Ele era “tio” porque era o mais velho. O único acima dos 30 em uma banda em que os demais integrantes estão na casa dos 20, Breno Braga Batista, o Tio Wilson, 34, também não era de Brumadinho, onde a Lagum foi criada, em 2014. Era de Contagem, onde vivia com a mulher, Ellen Cassim. E foi o último a entrar na banda – chegou em 2016, depois que outros bateristas passaram pela Lagum.
“Eu já tocava em outros projetos em BH, quase tudo voltado para o rock. Achava que poderia passar um pouco de experiência para eles, mas vi que eu é que tinha muito que aprender”, afirmou Tio Wilson ao Estado de Minas no ano passado. “O rock impunha uma viseira mais fechada, cada um gravava no seu quadrado. Na Lagum é um processo mais coletivo, até por envolver mais referências musicais”, acrescentou ele.
Tio Wilson foi baterista de bandas e artistas que tocavam no circuito roqueiro de Belo Horizonte. Integrou a banda Karmin e acompanhou a cantora Gabi Mello.

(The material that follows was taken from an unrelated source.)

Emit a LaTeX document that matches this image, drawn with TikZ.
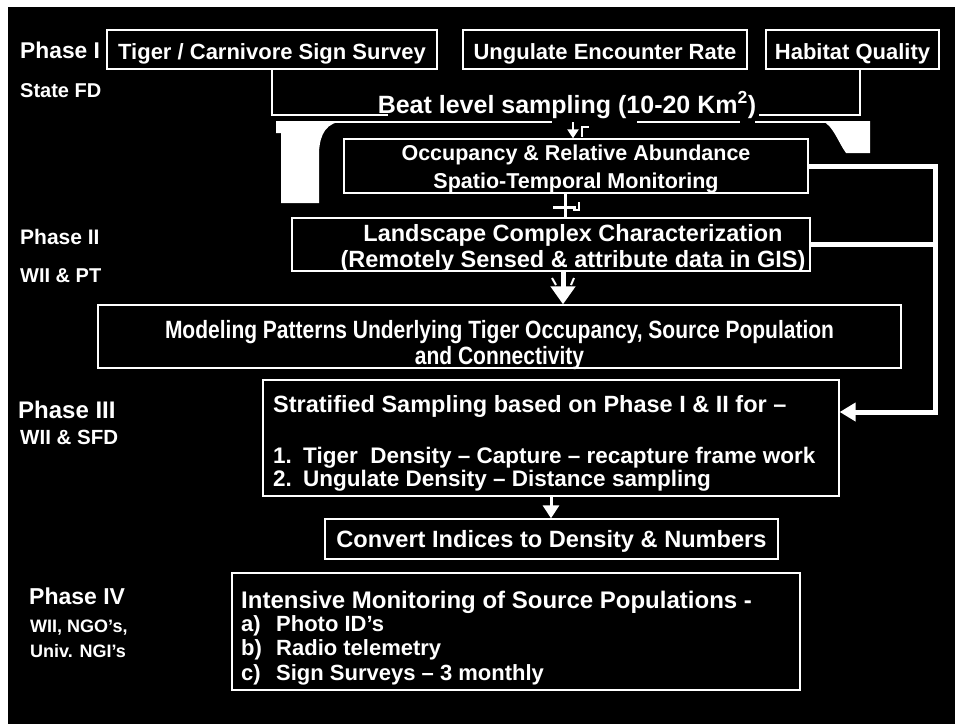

Como as milhares de postagens de fãs chorosos ao longo do dia de ontem destacaram, era o cara gente boa, agregador, generoso. Aquele que mantinha contato direto com os fãs, respondendo pessoalmente às mensagens nas redes sociais. Também era muito ligado à família. Era filho de William Vieira Batista, o William Barreiro (PSB), vice-prefeito de Contagem, e Janice Braga.
“Ele era um cara muito gente boa, extrovertido, aberto. O que chamava a atenção era o jeito positivo, sempre de bom humor. Mesmo antes dos shows, era sempre leve, passava um ar de serenidade”, comentou João Ferreira, vocalista e guitarrista da Daparte, banda que estreou em show em 2015, dividindo o mesmo palco com a Lagum em um evento de Saint Patrick’s Day.
“Um cara incrível e talentoso demais”, destacou o cantor e compositor Jão. “Força, irmãos. Muitas força. Meus sentimentos. Eterno Tio”, postou Vitor Kley. “Menino bom, seguirá presente, eternamente em nossos corações”, publicou Rogério Flausino, vocalista do Jota Quest. Em seu Instagram, Tio Wilson, ainda um desconhecido em maio de 2013, postou uma foto ao lado de Flausino no pub Major Lock. Mais tarde, a casa na região Centro-Sul de BH, com seu palco mínimo, foi cenário em que a então iniciante Lagum fez várias temporadas.
Banda que ganhou cancha na noite da cidade, a Lagum foi criada em 2014 por iniciativa do vocalista Pedro Calais, o principal compositor, quando ele compôs Califórnia, canção cheia de mensagens positivas (o que é uma das marcas do grupo). Morador de Brumadinho, Calais postou um vídeo no Facebook com esta canção e conseguiu uma data em uma casa noturna de BH. Para tal, montou uma banda com seus amigos próximos.
“No início, não passava de brincadeira. Agora, com o segundo disco, a responsabilidade aumenta. A ideia é lançar esse CD agora já pensando no terceiro. Que a gente viva disso para o resto da vida”, disse ao EM Wilson quando do lançamento do segundo álbum, Coisas da geração (2019).
A trajetória da Lagum dialoga tanto com os velhos tempos, do analógico, quanto os novos, do digital. A banda despontou através do bom e velho CD, Seja o que eu quiser (2016). Independente, foi gravado com as economias do shows. A cada nova apresentação a banda distribuía o disco gratuitamente. A onda só se multiplicou com a projeção das redes sociais.
Houve, naquele primeiro momento, uma ajuda essencial. Neymar, em plena Copa do Mundo, tocou a canção Deixa (parceria com Ana Gabriela) em seu stories. Não mais restrita à Grande Belo Horizonte, a Lagum chegou ao segundo álbum, pela Sony Music, com produção do britânico Paul Ralphes.
Quando a pandemia chegou os músicos cancelaram tudo, claro. Mas lançaram dois singles, Hoje eu quero me perder (em março) e Será (com Iza, em junho). O derradeiro show de Tio Wilson teve os ingressos esgotados após um minuto da abertura das vendas.
“Ele morreu com honra, morreu fazendo o que ele nasceu pra fazer e ensinou muito sobre ser grato e sensível”, publicou Pedro Calais na homenagem que fez nas redes sociais ao amigo.